SCOTUS to consider Trump 14th Amendment ballot disqualification case
The U.S. Supreme Court on Friday said it would consider the appeal of former President Donald Trump's disqualification from the Colorado GOP primary ballot.
Moving with relative speed in matter that could prove consequential in the 2024 presidential election, the justices set oral arguments for Thursday, Feb. 8.
Trump's team on Wednesday asked the high court to overturn the Colorado Supreme Court's explosive decision deeming him ineligible to run for the White House in 2024 because, it said, he "engaged in insurrection" on Jan. 6, 2021.
"The issues presented in this petition are of exceptional importance and urgently require this court's prompt resolution," his attorneys wrote.
A Trump campaign spokesperson said it was "confident" the Supreme Court will "affirm the civil rights of President Trump, and the voting rights of all Americans in a ruling that will squash all of the remaining ballot challenge hoaxes once and for all," in a statement to ABC News.
"We welcome a fair hearing at the Supreme Court to argue against the bad-faith, election-interfering, voter-suppressing, Democrat-backed and Biden-led, 14th Amendment abusing decision to remove President Trump's name from the 2024 ballot in the state of Colorado," Steven Cheung said.
“Coloradans, and the American people, deserve clarity on whether someone who engaged in insurrection may run for the country's highest office. I urge the Court to prioritize this case and issue a ruling as soon as possible," Colorado Secretary of State Jena Griswold said in a statement.
"We look forward to representing the six courageous Republican and unaffiliated Colorado voters who brought this lawsuit," CREW (Citizens for Responsibility and Ethics in Washington) the group that's representing the plaintiffs, wrote in a post on X.
Colorado was the first state to bar Trump from the ballot under Section 3 of the 14th Amendment, followed by Maine.
Trump has also filed an appeal seeking to overturn Maine Secretary of State Shenna Bellows' decision.

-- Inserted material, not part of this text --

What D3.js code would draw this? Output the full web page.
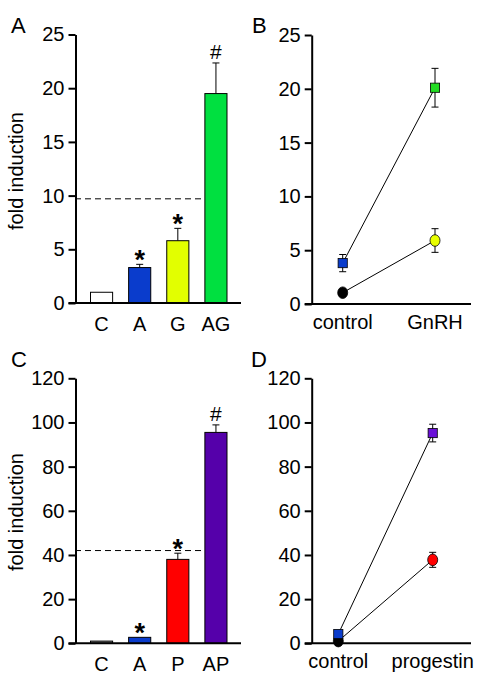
<!DOCTYPE html>
<html><head><meta charset="utf-8">
<script src="https://cdn.jsdelivr.net/npm/d3@7"></script>
<style>body{margin:0;background:#fff}svg{display:block}text{font-family:"Liberation Sans",Arial,sans-serif;fill:#000}</style>
</head><body><svg id="c" width="487" height="681"></svg>
<script>
// Panel A
const catsA = ["C","A","G","AG"];
const valsA = [1.0, 3.3, 5.8, 19.5];
const errA = [0, 0.3, 1.15, 2.85];
const sigA = ["", "*", "*", "#"];
const colA = ["#ffffff","#0a3ccc","#e2ff00","#00e040"];
const refA = 9.7;
const ticksA = [0,5,10,15,20,25];
// Panel B
const xB = ["control","GnRH"];
const sqB = [3.8, 20.1];
const sqErrB = [0.8, 1.8];
const sqColB = ["#0a3ccc","#22dd22"];
const ciB = [1.05, 5.9];
const ciErrB = [0, 1.1];
const ciColB = ["#000000","#e8ff00"];
const ticksB = [0,5,10,15,20,25];
// Panel C
const catsC = ["C","A","P","AP"];
const valsC = [1.0, 2.7, 38.0, 95.5];
const errC = [0, 0, 2.8, 3.4];
const sigC = ["", "*", "*", "#"];
const colC = ["#808080","#0a3ccc","#ff0000","#5500aa"];
const refC = 42;
const ticksC = [0,20,40,60,80,100,120];
// Panel D
const xD = ["control","progestin"];
const sqD = [4.2, 95.2];
const sqErrD = [0, 4];
const sqColD = ["#0a3ccc","#6a10d8"];
const ciD = [1.0, 37.8];
const ciErrD = [0, 3.4];
const ciColD = ["#000000","#ff0000"];
const ticksD = [0,20,40,60,80,100,120];

const svg = d3.select("#c");
const FS = 20;

function yAxis(g, y, ticks, x0, xEnd) {
  const ax = g.append("g").attr("transform", `translate(${x0},0)`)
    .call(d3.axisLeft(y).tickValues(ticks).tickSize(7).tickSizeOuter(0).tickPadding(4));
  ax.selectAll("path,line").attr("stroke","#000").attr("stroke-width",2);
  ax.selectAll("text").attr("font-size",FS).attr("font-family",'"Liberation Sans",Arial,sans-serif');
  g.append("line").attr("x1",x0-7).attr("x2",xEnd).attr("y1",y(0)).attr("y2",y(0))
    .attr("stroke","#000").attr("stroke-width",2);
}

function barPanel(cats, vals, errs, sigs, cols, ref, ticks, top, bottom, ylabelY) {
  const g = svg.append("g");
  const y = d3.scaleLinear().domain([0, d3.max(ticks)]).range([bottom, top]);
  const x = d3.scaleBand().domain(cats).range([82.5, 235]).paddingInner(0.42).paddingOuter(0.21);
  cats.forEach((c,i) => {
    if (errs[i] > 0) {
      const cx = x(c) + x.bandwidth()/2;
      g.append("line").attr("x1",cx).attr("x2",cx).attr("y1",y(vals[i])).attr("y2",y(vals[i]+errs[i])).attr("stroke","#000").attr("stroke-width",1);
      g.append("line").attr("x1",cx-3.5).attr("x2",cx+3.5).attr("y1",y(vals[i]+errs[i])).attr("y2",y(vals[i]+errs[i])).attr("stroke","#000").attr("stroke-width",1);
    }
  });
  g.selectAll("rect.b").data(cats).join("rect")
    .attr("x", d => x(d)).attr("width", x.bandwidth())
    .attr("y", (d,i) => y(vals[i])).attr("height", (d,i) => y(0)-y(vals[i]))
    .attr("fill", (d,i) => cols[i]).attr("stroke","#000").attr("stroke-width",1);
  g.append("line").attr("x1",75).attr("x2",x(cats[3])).attr("y1",y(ref)).attr("y2",y(ref))
    .attr("stroke","#000").attr("stroke-width",1).attr("stroke-dasharray","6,4");
  cats.forEach((c,i) => {
    if (!sigs[i]) return;
    const cx = x(c) + x.bandwidth()/2;
    const ty = y(vals[i]+errs[i]);
    if (sigs[i] === "*") {
      g.append("text").attr("x",cx).attr("y",ty - 11 + 0.57*27).attr("text-anchor","middle")
        .attr("font-size",27).attr("font-weight","bold").text("*");
    } else {
      g.append("text").attr("x",cx).attr("y",ty - 4).attr("text-anchor","middle").attr("font-size",21).text(sigs[i]);
    }
  });
  yAxis(g, y, ticks, 75.5, 241);
  g.selectAll("text.cat").data(cats).join("text").attr("class","cat")
    .attr("x", d => x(d) + x.bandwidth()/2).attr("y", bottom + 28)
    .attr("text-anchor","middle").attr("font-size",FS).text(d => d);
  g.append("text").attr("transform",`translate(23,${ylabelY}) rotate(-90)`).attr("text-anchor","middle")
    .attr("font-size",FS).text("fold induction");
  return g;
}

function linePanel(xs, sq, sqErr, sqCol, ci, ciErr, ciCol, ticks, top, bottom, xr, labelDy) {
  const g = svg.append("g");
  const y = d3.scaleLinear().domain([0, d3.max(ticks)]).range([bottom, top]);
  const x = d3.scalePoint().domain(xs).range(xr);
  const line = d3.line().x((d,i) => x(xs[i])).y(d => y(d));
  g.append("path").attr("d", line(ci)).attr("fill","none").attr("stroke","#000").attr("stroke-width",1);
  g.append("path").attr("d", line(sq)).attr("fill","none").attr("stroke","#000").attr("stroke-width",1);
  function err(vals, errs) {
    xs.forEach((c,i) => {
      if (errs[i] <= 0) return;
      const cx = x(c);
      g.append("line").attr("x1",cx).attr("x2",cx).attr("y1",y(vals[i]-errs[i])).attr("y2",y(vals[i]+errs[i])).attr("stroke","#000").attr("stroke-width",1);
      [vals[i]-errs[i], vals[i]+errs[i]].forEach(v => {
        g.append("line").attr("x1",cx-3.5).attr("x2",cx+3.5).attr("y1",y(v)).attr("y2",y(v)).attr("stroke","#000").attr("stroke-width",1);
      });
    });
  }
  err(ci, ciErr); err(sq, sqErr);
  g.selectAll("ellipse").data(ci).join("ellipse")
    .attr("cx",(d,i) => x(xs[i])).attr("cy", d => y(d)).attr("rx",5).attr("ry",5.8)
    .attr("fill",(d,i) => ciCol[i]).attr("stroke","#000").attr("stroke-width",0.8);
  g.selectAll("rect").data(sq).join("rect")
    .attr("x",(d,i) => x(xs[i]) - 4.6).attr("y", d => y(d) - 4.6).attr("width",9.2).attr("height",9.2)
    .attr("fill",(d,i) => sqCol[i]).attr("stroke","#000").attr("stroke-width",0.8);
  yAxis(g, y, ticks, 311.7, 471);
  g.selectAll("text.cat").data(xs).join("text").attr("class","cat")
    .attr("x", d => x(d)).attr("y", bottom + labelDy)
    .attr("text-anchor","middle").attr("font-size",FS).text(d => d);
  return g;
}

barPanel(catsA, valsA, errA, sigA, colA, refA, ticksA, 34.5, 303, 171);
linePanel(xB, sqB, sqErrB, sqColB, ciB, ciErrB, ciColB, ticksB, 35, 304, [342.7, 435], 25);
barPanel(catsC, valsC, errC, sigC, colC, refC, ticksC, 378.3, 643.3, 512);
linePanel(xD, sqD, sqErrD, sqColD, ciD, ciErrD, ciColD, ticksD, 378.3, 643.3, [338.3, 432.7], 25);

[["A",11,33],["B",252,33],["C",11,367],["D",251,367]].forEach(([t,x,y]) => {
  svg.append("text").attr("x",x).attr("y",y).attr("font-size",22).text(t);
});
</script></body></html>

More 14th Amendment-related lawsuits are ongoing across the country, though Trump has so far won challenges to his eligibility in Michigan, California and in more than a dozen suits brought by individuals.

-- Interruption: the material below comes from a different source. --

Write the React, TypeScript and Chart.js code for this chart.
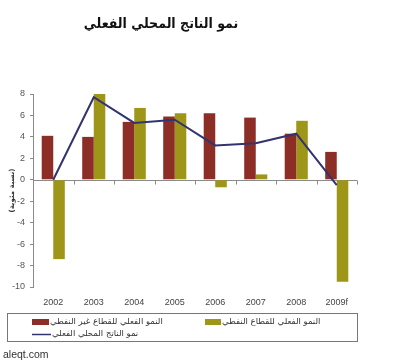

"The Colorado Supreme Court decision would unconstitutionally disenfranchise millions of voters in Colorado and likely be used as a template to disenfranchise tens of millions of voters nationwide," Trump's team wrote in its petition to the Supreme Court.
The Colorado Supreme Court made the unprecedented decision on Dec. 19 to keep Trump off of the state's 2024 presidential Republican primary ballot and prohibit the counting of any write-in votes for him, ruling that the former president violated Section 3.
In a ruling that has been appealed over the past two weeks by both Trump's legal team and the Colorado Republican Party, a majority of Colorado's seven justices wrote that the former president "engaged in insurrection," on Jan. 6, 2021, and reversed a lower court's determination that Trump could remain on the ballot because a U.S. president was not an "officer of the United States."
But Trump is facing more than 30 calls for states to bar him from their primary ballots under the 14th Amendment.
Maine became the second state to declare his ineligibility under the disqualification clause on Dec. 28 when Bellows ruled him off the primary ballot, finding Trump "engaged in insurrection" on Jan. 6.
He's also fielded a number of legal victories surrounding 14th Amendment challenges, however.
State Supreme Court judges in Michigan and Minnesota over the past few months have ruled that Trump could be on the ballot in both states, while California's secretary of state certified Trump as a candidate last week and a number of federal cases have been dismissed.
ABC News' Isabella Murray and Alexandra Hutzler contributed to this report.